One of my low points this month was when a batch of jam tarts failed. Go ahead, laugh. Yes, I cannot bake without swearing, but this was monumental. Things didn't actually turn out alright in the end. I was making them for a community centre fundraiser. I'd spent two hours making the damn things from scratch. But I made a mistake and that mistake made itself clear all over my beautifully rolled out pastry. I overfilled the tarts. When I pulled them out of the oven, it looked like there had been a jam explosion. I lost it. Obviously it wasn't just about the tarts. But they tipped me over the edge. I behaved just like a two-year old and had an almighty tantrum. Afterwards, the tarts were still ruined and nothing had changed.

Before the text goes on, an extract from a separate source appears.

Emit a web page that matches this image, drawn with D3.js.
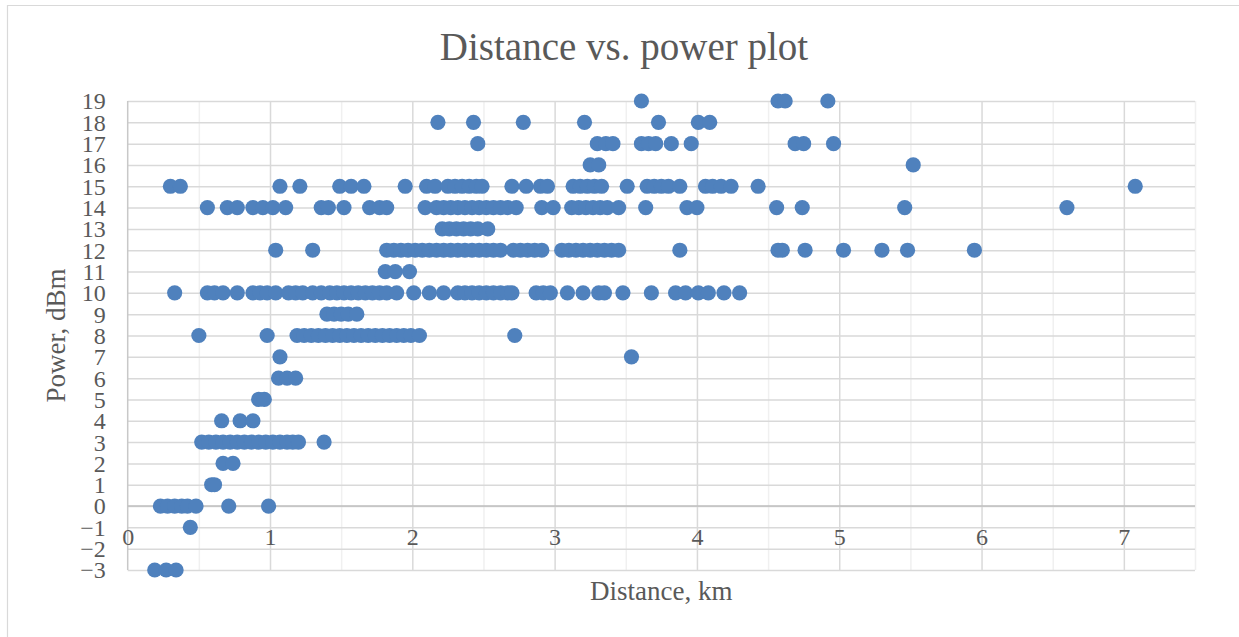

Something happened to me then. Something in me cut off. I didn't notice it straight away, but when I woke up the next morning, I realised that I felt numb. Like there was a glass wall between me and the world. I didn't feel anger or pain anymore, instead I just felt nothing. A dull nothing. That distressed me, but even that sense of distress was dulled. I hadn't felt, or not-felt, this way for a long time. Something sank in me. I remember that the last time this happened, it went on for weeks. I tried to prepare myself for it, to prepare myself for having to live like this. All the things that seemed important, all the things I'd hoped to do, hoped to achieve, it all went out the window. I knew I wouldn't have the energy to even try. I knew that trying - to do anything at all - but especially to make me feel better - would only make it worse.

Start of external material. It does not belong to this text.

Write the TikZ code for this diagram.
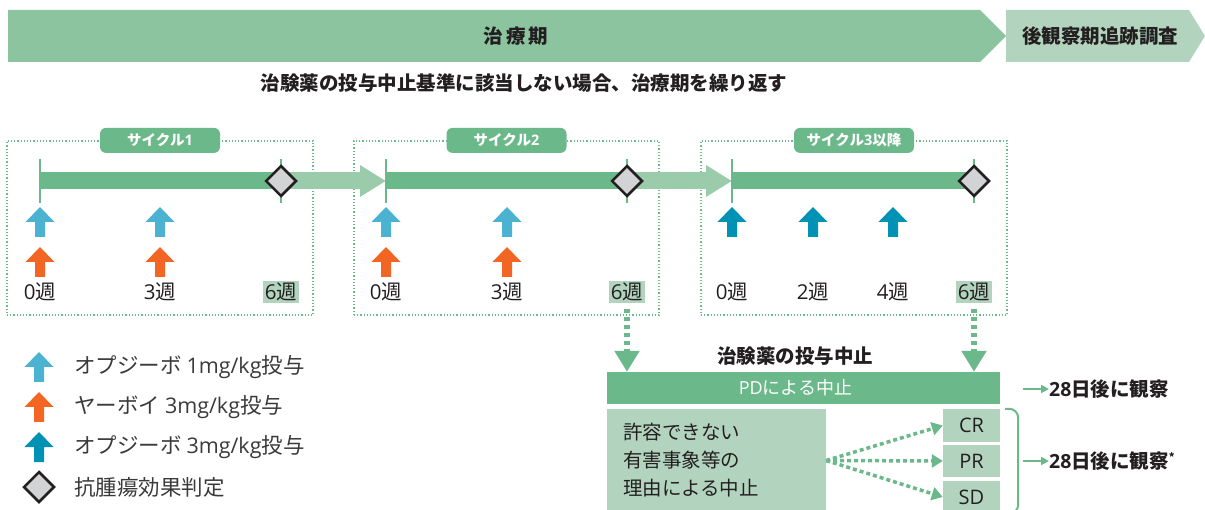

I was standing in my kitchen. Some of the ruined jam tarts from yesterday were still on a plate on the counter in front of me. I went to throw them away and noticed that one of them was a lemon curd one. I'd really wanted to try them, I hadn't had lemon curd for years. So I took a bite. The pastry still had a crunch to it, but also a buttery softness. The sweet tangy lemon burst on my tongue. The combination of the pastry and the lemon curd was exquisite. For a few moments I forgot about everything but those tastes on my tongue. Then I looked up and noticed the blueness of the sky and the outlines of the starlings on the roof opposite. The sound of their calls hit my ears like I'd never heard them before. Then I noticed that the glass barrier was gone, the dullness had lifted. I'd been pulled into the present moment by my senses. Nothing special, just tastebuds. But I could feel again. And I felt very fortunate.
Of course things weren't all fine after that. I've been sobbing for the Olympics for much of this week. And each time, I felt better after. But that's not the end of it. Of course it's not going to be all bad. But things will never be all fine either. The point is there is no real escape. So maybe, if you can let go and manage to be present, be mindful, pay attention, wherever you happen to be, maybe you'll find that there is also joy. Even in the midst of all the crap.